**Problem to work on:** Pull out every line containing the string "code".
[Begin Data shown]
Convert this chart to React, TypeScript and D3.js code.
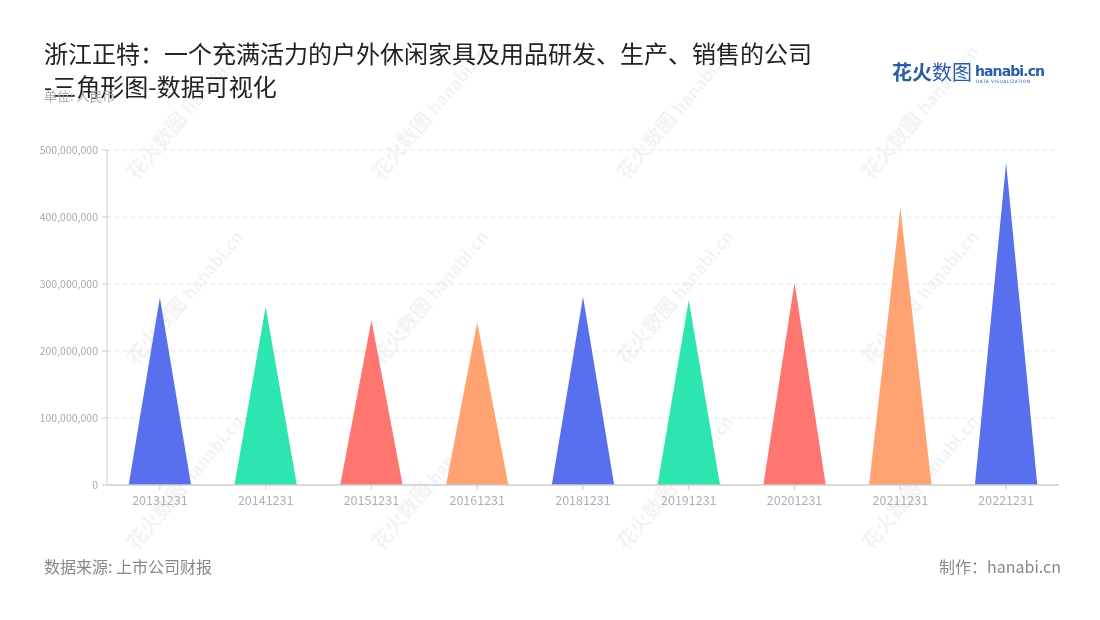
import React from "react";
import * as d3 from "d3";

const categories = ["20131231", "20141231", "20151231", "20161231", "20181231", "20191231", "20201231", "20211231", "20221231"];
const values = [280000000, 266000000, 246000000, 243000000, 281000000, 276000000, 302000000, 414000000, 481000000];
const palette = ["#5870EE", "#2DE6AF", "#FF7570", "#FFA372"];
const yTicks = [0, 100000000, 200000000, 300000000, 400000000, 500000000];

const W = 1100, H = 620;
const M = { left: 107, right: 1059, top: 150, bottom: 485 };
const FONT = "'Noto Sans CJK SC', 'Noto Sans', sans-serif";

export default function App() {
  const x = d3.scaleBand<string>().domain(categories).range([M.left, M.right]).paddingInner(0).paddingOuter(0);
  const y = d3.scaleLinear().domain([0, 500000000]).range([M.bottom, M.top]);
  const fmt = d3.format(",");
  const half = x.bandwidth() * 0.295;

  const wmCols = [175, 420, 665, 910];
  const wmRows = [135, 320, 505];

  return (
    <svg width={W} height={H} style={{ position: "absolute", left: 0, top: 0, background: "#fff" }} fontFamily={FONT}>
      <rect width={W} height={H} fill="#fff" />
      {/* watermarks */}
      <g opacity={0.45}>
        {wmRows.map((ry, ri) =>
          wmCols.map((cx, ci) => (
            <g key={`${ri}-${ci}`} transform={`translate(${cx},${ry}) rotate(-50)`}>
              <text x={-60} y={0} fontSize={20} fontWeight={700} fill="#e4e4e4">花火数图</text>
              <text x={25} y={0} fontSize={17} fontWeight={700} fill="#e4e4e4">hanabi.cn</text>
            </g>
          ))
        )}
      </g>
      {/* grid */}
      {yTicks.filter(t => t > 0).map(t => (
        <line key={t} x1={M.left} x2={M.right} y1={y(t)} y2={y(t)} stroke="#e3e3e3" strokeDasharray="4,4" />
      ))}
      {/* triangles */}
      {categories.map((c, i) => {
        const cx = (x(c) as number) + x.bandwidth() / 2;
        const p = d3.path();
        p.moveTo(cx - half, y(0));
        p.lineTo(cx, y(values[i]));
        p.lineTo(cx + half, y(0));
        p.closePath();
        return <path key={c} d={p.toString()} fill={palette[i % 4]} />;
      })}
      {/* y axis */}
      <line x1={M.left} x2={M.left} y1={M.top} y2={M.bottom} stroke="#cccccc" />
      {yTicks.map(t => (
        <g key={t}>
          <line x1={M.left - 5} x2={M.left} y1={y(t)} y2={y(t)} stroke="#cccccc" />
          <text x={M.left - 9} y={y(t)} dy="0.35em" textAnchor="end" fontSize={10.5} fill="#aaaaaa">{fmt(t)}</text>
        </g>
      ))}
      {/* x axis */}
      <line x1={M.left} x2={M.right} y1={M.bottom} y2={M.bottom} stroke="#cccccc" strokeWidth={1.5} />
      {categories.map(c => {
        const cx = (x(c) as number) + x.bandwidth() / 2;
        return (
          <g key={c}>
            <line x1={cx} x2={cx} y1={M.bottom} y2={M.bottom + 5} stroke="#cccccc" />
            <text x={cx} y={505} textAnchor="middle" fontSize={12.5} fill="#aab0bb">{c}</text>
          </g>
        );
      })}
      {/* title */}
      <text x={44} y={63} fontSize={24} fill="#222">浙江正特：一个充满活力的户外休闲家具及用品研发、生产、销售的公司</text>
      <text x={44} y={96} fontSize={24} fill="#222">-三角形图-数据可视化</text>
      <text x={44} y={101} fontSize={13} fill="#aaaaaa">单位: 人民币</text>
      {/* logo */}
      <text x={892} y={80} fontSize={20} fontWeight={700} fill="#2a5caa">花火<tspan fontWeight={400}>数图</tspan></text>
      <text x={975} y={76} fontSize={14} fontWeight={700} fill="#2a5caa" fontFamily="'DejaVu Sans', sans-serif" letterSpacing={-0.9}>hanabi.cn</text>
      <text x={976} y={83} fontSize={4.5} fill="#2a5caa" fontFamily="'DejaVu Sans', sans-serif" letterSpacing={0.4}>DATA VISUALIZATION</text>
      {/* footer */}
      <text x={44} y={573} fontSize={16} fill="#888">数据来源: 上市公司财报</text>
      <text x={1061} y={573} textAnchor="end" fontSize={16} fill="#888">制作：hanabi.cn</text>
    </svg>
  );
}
[End Data shown]
[Begin Data shown]
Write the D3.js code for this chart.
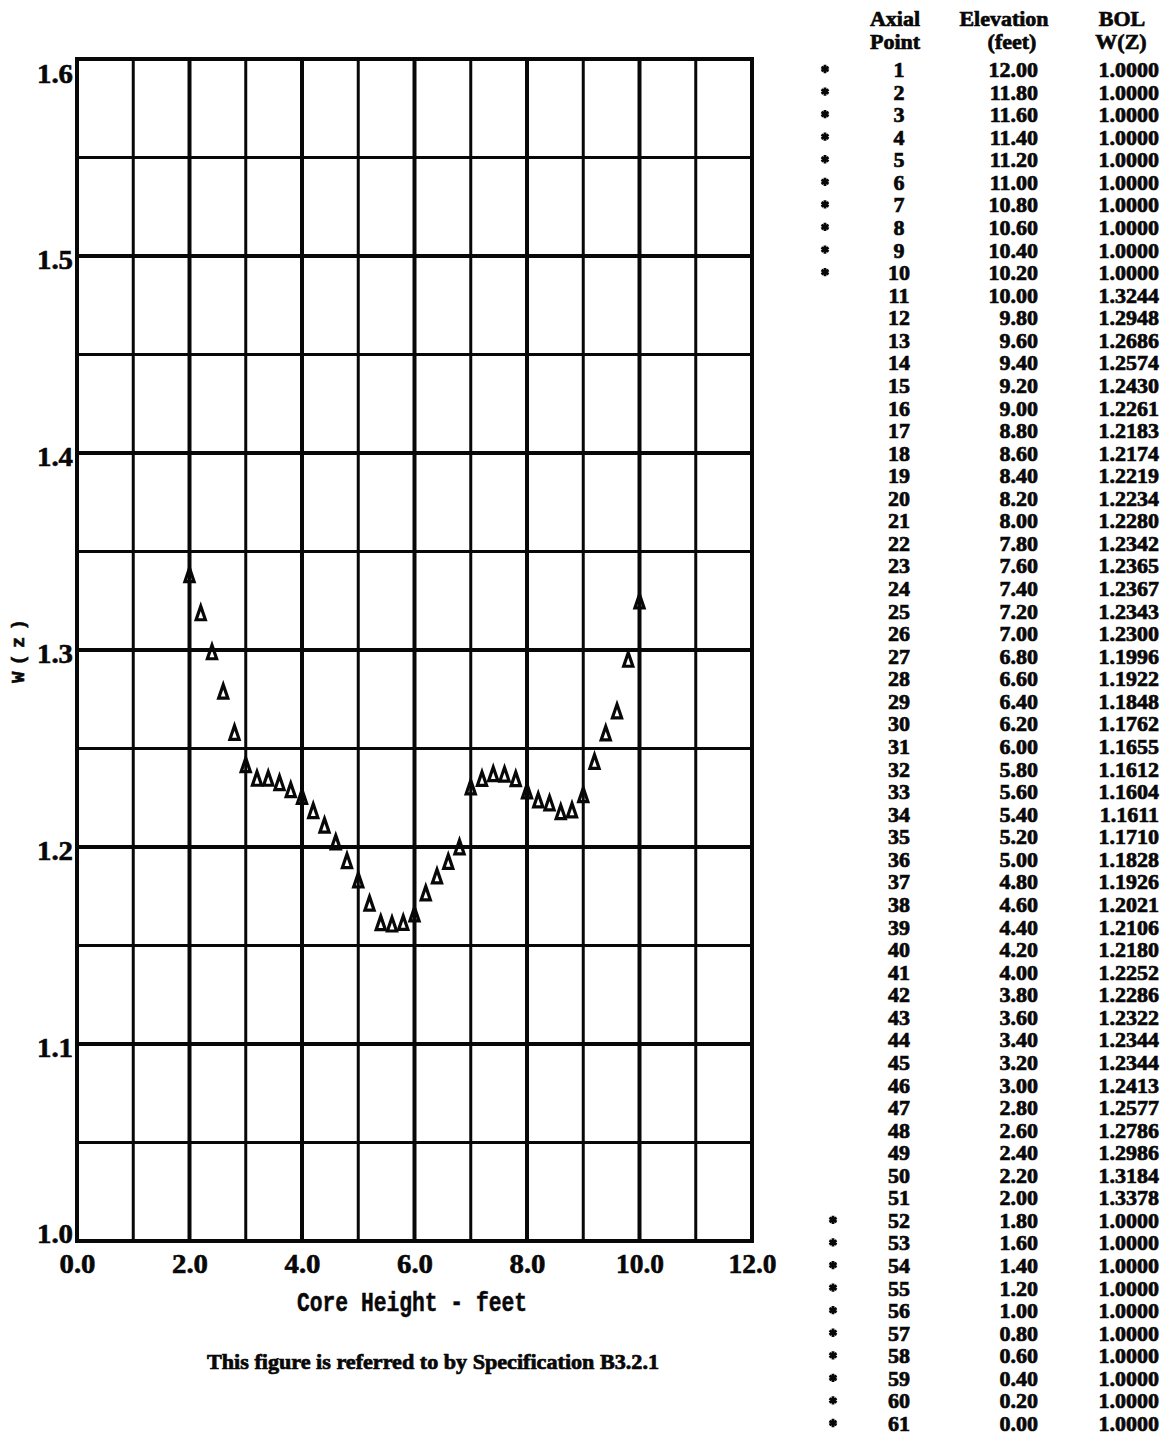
[End Data shown]
**Full output:**
Convert this chart to React, TypeScript and D3.js code.
Write the D3.js code for this chart.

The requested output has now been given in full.